For readers of the comics, a live-action film is also an opportunity to see the characters from a different perspective, embodied by an actor and projected 30 feet high. In both cases, there’s a desire for wonder, to see and imagine something “impossible”, not the superhero as a metaphor.

The superhero film that incorporates a notion of wonder best isn’t a live-action film or one based on a comic; it’s Brad Bird’s The Incredibles (2004). This theme is directly addressed in a scene between Mr. Incredible (Craig T. Nelson) and the neighbor kid, who is always hanging around the driveway on his tricycle.

“What are you waiting for?”, asks Mr. Incredible.

“I don’t know. Something amazing, I guess,” says the kid.

Mr. Incredible sighs and responds, “Me, too, kid.”

If you can get that right, that something ‘amazing’, you can still grit up your film or have your hero kill the villain, but I wouldn’t start there. There’s no shortage of comics one could read for dirty, ugly, or morally ambiguous superheroes.

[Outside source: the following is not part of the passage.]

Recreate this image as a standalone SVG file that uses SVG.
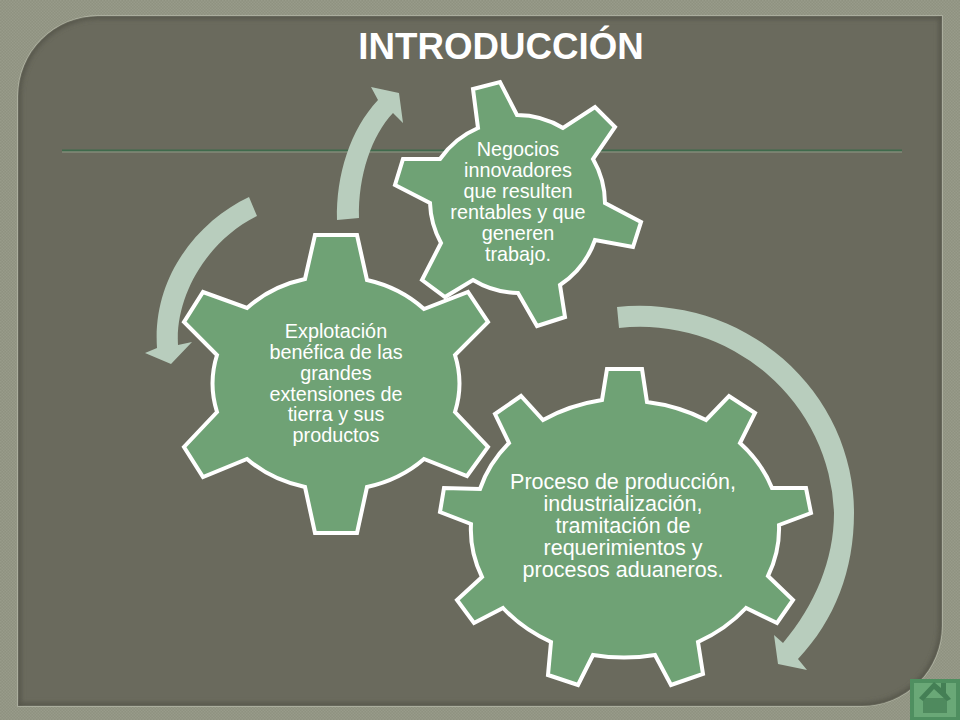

The only thing that can be done with film better than comics is spectacle. Thinking otherwise betrays a lack of respect for comics and pretentiousness about film.

While superheroes, in both comics and film have, for lack of a better word, “matured” beyond the simplistic themes and fantasies of the earliest comics, these characters are still rooted in some concept of fun or “wouldn’t it be cool if …” Modern filmmaking technology makes taking that speculation from page to screen far easier and more real, in a visual sense, than has been previously possible, but that also means that it can be taken for granted. The best superhero films never sacrifice the wondrous to ‘the real’.